<追記 2017年03月09日>
また立ち寄ったので、更新。
とはいえ、とくに変わったことはない。
が、こういう角打ちのできる酒屋においては、とくに変わってないというのも重要ではあると思う。
ちゃんと続いてるんだ、存続してるんだってのがあ嬉しいから。
こういう店の情報って、ネットではなかなか見つからない。
見つかっても、もはや古い情報になってて、もう閉店しちゃってたりとか業態が変わってることもある。
新しい情報がフォローされていることが少ないと感じるのよね。
だから俺は、なるべく情報を更新していきたいなと思っている。
あ、今も角打ちやってくれてるんだ、と判るように。
土曜の夕方に立ち寄った。
先客があって、なんか嬉しかった。
利用者がいるからこそ、角打ちが存続するんだからね。
燗をつけてくれたコップ酒を一杯。
寒い夜には嬉しいねぇ。
また立ち寄りたいな。
<初回掲載 2015年10月29日>
住吉4丁目の、美野島商店街へと通じる広くない通りに佇む酒屋「久芳酒店」。
この酒屋の存在は、しっかり認識していた。
なにしろ、俺の一時期の仕事場の近くであったから。
その頃の俺は毎日のように酒を買う必要があったのだがそれは主にハードリカーで、なおかつ少しでも安く買うためにディスカウントストアばかりを利用していた。
だから、こういう個人商店の酒屋には入ってみたことがなかったのだ、ほぼ毎日のように店の前を通っていたが。
そんなわけで、ここが角打ちできる酒屋だとは知らなかった。
角打ちできるようだという情報を今になってネットで拾って、ようやく初めて立ち寄ってみることとなった。
サッシ戸は開かれているが、なんだか入りにくいなぁー。
そういう気持ちの揺れで、画像もピンボケになってしまってるわ。
ひっそりした個人商店で、店先に情報量が少ないと、なんだか入りにくい。
そしてまた店内に人の気配はないから、角打ちなんかできなさそうに思えちゃうんだよね。

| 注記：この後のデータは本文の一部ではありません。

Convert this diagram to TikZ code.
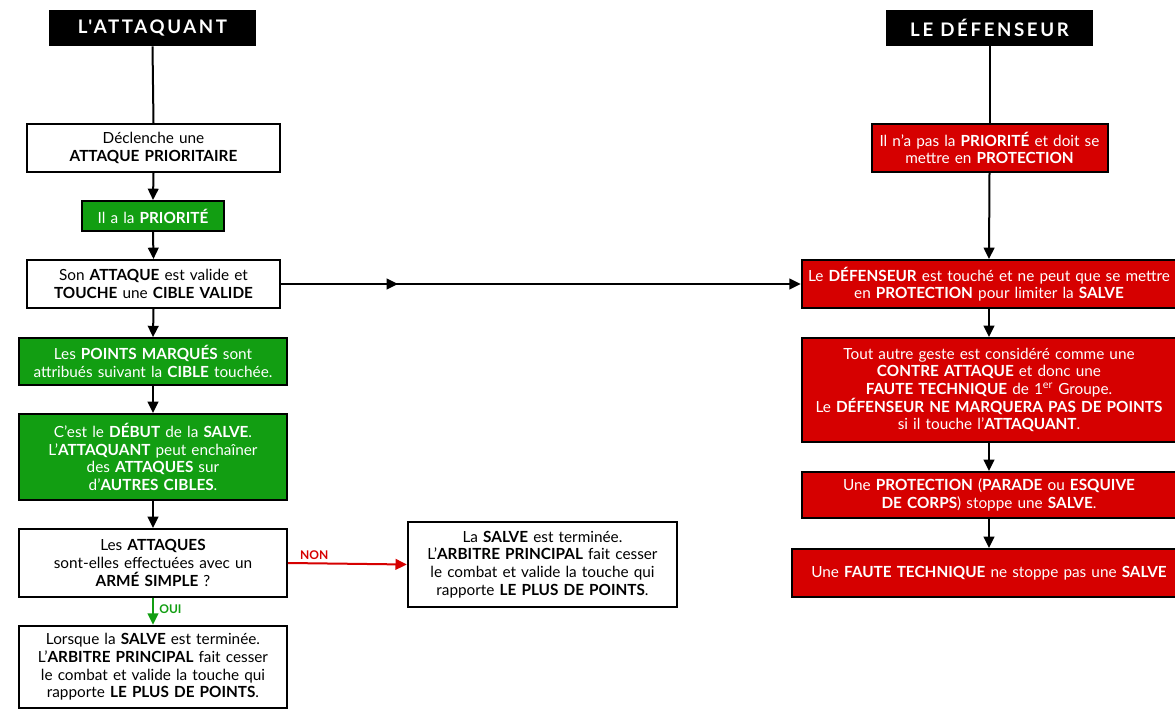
\documentclass[tikz,border=0pt]{standalone}
\usepackage{fontspec}
\setmainfont{Lato}
\newfontfamily\headfont[LetterSpace=14]{Lato}
\usetikzlibrary{arrows.meta,decorations.markings}
\definecolor{boxgreen}{RGB}{18,158,18}
\definecolor{boxred}{RGB}{214,0,0}
\begin{document}
\begin{tikzpicture}[x=0.75pt,y=-0.75pt,
  every node/.style={inner sep=0pt,align=center,font=\fontsize{11.5}{13.2}\selectfont},
  base/.style={draw=black,line width=1.5pt,text width=#1},
  whitebox/.style={base=#1,fill=white,text=black},
  greenbox/.style={base=#1,fill=boxgreen,text=white},
  redbox/.style={base=#1,fill=boxred,text=white},
  headbox/.style={fill=black,text=white,minimum width=155pt,minimum height=27pt,font=\headfont\bfseries\fontsize{14}{16}\selectfont},
  conn/.style={line width=1.5pt,draw=black},
  arr/.style={conn,-{Triangle[length=8.5pt,width=8pt]}},
  lbl/.style={font=\bfseries\fontsize{9}{10}\selectfont}
]
\useasboundingbox (0,0) rectangle (1175,709);
% headers
\node[headbox] (h1) at (152.5,28) {L'ATTAQUANT};
\node[headbox] (h2) at (989.5,28) {LE DÉFENSEUR};
% left column
\node[whitebox=190pt,minimum height=36pt] (b1) at (153.5,148) {Déclenche une\\\textbf{ATTAQUE PRIORITAIRE}};
\node[greenbox=106pt,minimum height=22.5pt] (b2) at (153,216) {Il a la \textbf{PRIORITÉ}};
\node[whitebox=190pt,minimum height=36pt] (b3) at (153.5,284) {Son \textbf{ATTAQUE} est valide et\\\textbf{TOUCHE} une \textbf{CIBLE VALIDE}};
\node[greenbox=201pt,minimum height=35pt] (b4) at (153,361.5) {Les \textbf{POINTS MARQUÉS} sont\\attribués suivant la \textbf{CIBLE} touchée.};
\node[greenbox=201pt,minimum height=64.5pt] (b5) at (153,457) {C'est le \textbf{DÉBUT} de la \textbf{SALVE}.\\L'\textbf{ATTAQUANT} peut enchaîner\\des \textbf{ATTAQUES} sur\\d'\textbf{AUTRES CIBLES}.};
\node[whitebox=201pt,minimum height=51pt] (b6) at (153,563) {Les \textbf{ATTAQUES}\\sont-elles effectuées avec un\\\textbf{ARMÉ SIMPLE} ?};
\node[whitebox=201pt,minimum height=62pt] (b7) at (153,667) {Lorsque la \textbf{SALVE} est terminée.\\L'\textbf{ARBITRE PRINCIPAL} fait cesser\\le combat et valide la touche qui\\rapporte \textbf{LE PLUS DE POINTS}.};
\node[whitebox=202pt,minimum height=64pt] (b8) at (542.5,564.5) {La \textbf{SALVE} est terminée.\\L'\textbf{ARBITRE PRINCIPAL} fait cesser\\le combat et valide la touche qui\\rapporte \textbf{LE PLUS DE POINTS}.};
% right column
\node[redbox=177pt,minimum height=36pt] (r1) at (989.5,148) {Il n'a pas la \textbf{PRIORITÉ} et doit se\\mettre en \textbf{PROTECTION}};
\node[redbox=281pt,minimum height=36pt] (r2) at (989,284) {Le \textbf{DÉFENSEUR} est touché et ne peut que se mettre\\en \textbf{PROTECTION} pour limiter la \textbf{SALVE}};
\node[redbox=281pt,minimum height=78pt] (r3) at (989,390) {Tout autre geste est considéré comme une\\\textbf{CONTRE ATTAQUE} et donc une\\\textbf{FAUTE TECHNIQUE} de 1\textsuperscript{er} Groupe.\\Le \textbf{DÉFENSEUR NE MARQUERA PAS DE POINTS}\\si il touche l'\textbf{ATTAQUANT}.};
\node[redbox=281pt,minimum height=34.5pt] (r4) at (989,495) {Une \textbf{PROTECTION} (\textbf{PARADE} ou \textbf{ESQUIVE}\\\textbf{DE CORPS}) stoppe une \textbf{SALVE}.};
\node[redbox=295pt,minimum height=36pt] (r5) at (989,573) {Une \textbf{FAUTE TECHNIQUE} ne stoppe pas une \textbf{SALVE}};
% connectors left
\draw[conn] (h1.south) -- (b1.north);
\draw[arr] (b1.south) -- (b2.north);
\draw[arr] (b2.south) -- (b3.north);
\draw[arr] (b3.south) -- (b4.north);
\draw[arr] (b4.south) -- (b5.north);
\draw[arr] (b5.south) -- (b6.north);
\draw[arr,draw=boxgreen,fill=boxgreen] (b6.south) -- node[lbl,text=boxgreen,anchor=west,xshift=4pt,yshift=2pt]{OUI} (b7.north);
\draw[arr,draw=boxred,fill=boxred] (b6.east) -- node[lbl,text=boxred,anchor=south,pos=0.22,yshift=2pt]{NON} (b8.west);
% connectors right
\draw[conn] (h2.south) -- (r1.north);
\draw[arr] (r1.south) -- (r2.north);
\draw[arr] (r2.south) -- (r3.north);
\draw[arr] (r3.south) -- (r4.north);
\draw[arr] (r4.south) -- (r5.north);
% cross connector
\draw[arr,postaction={decorate},decoration={markings,mark=at position 0.225 with {\arrow{Triangle[length=8.5pt,width=8pt]}}}] (b3.east) -- (r2.west);
\end{tikzpicture}
\end{document}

このとき18時ちょい前で、角打ちをできる店なら近所のオッチャンが飲んでそうなもんだが、そういう気配がない。
斜めのアングルから店内を窺うと、あっカウンターがあるよね。
きっと角打ちできるカウンターだよね、あれは。
なんだか安堵して、一歩踏み出す気持ちになれた。
結論から言うと角打ちできました。
しかも、なかなか心地良い。
古い宣伝広告物の意匠が素敵です。
酒を小売りしていて、紛うことなき酒屋の角打ちです。
あまり、ふらっと角打ちに寄る客はいないのではないか。
限られた常連を除いては。
いきなり現れた一見の怪しいオッサンである俺に、やや動揺なさったのか店のお年を召した奥さんは接客をしてくれながら、とても饒舌だった。
知らん客はあまり来ないのだが、という予期せぬ事態だから慌てて饒舌になってしまっていたのなら、申し訳なかったなぁと思うが、もしかしたら単に会話好きの方だったのかもしれない。
知らんがな、という酒類小売業の組合の大会に参加する気苦労とかの話をしてくれて、なんだか可憐だった。
そういうことよりも特筆すべきことは。
酒屋の角打ちでは量り売りで酒を飲めるのが嬉しいのだが、此処ではプロパーな酒を量り売りしているのではなく、都度々々なにか一升瓶か四合瓶だかを開けて飲ませてくれるシステムらしいのだ。
この日は、佐賀の窓乃梅を飲ませてくれた。
純米だか吟醸だかは失念したが、コップに一杯270円。
美味しくいただいた。
そしてまた、量り売りの酒はあるか訊くと“今つぶしているのは”と言って量り売りのため封を切ってる酒を紹介してくれたのが、とても良いと思った。
つぶしている、あまり今はもう、聞かない表現だな。
それが、昔から角打ちをやっているんだなと感じられて、なんだか嬉しかった。
ここに、正調角打ちがあったか。
この店がある通りは、知る人ぞ知るゲイバー密集地帯である。
そして勤め人が頻繁に往来する通りでもないし、人気のある飲み屋があって酒好きが行き来する通りでもない。
だから、ふらっと角打ちに寄る客は少ないんだろうと思う。
そして小売りも、そうは売れないと察せられる。
それでも、ひっそり、正しく角打ちができる酒屋であり続けているなんだなぁ、ここは。
とても、とても素晴らしいなと思う。
近くに居ながら知らなかった俺は、駄目な酒飲みだ。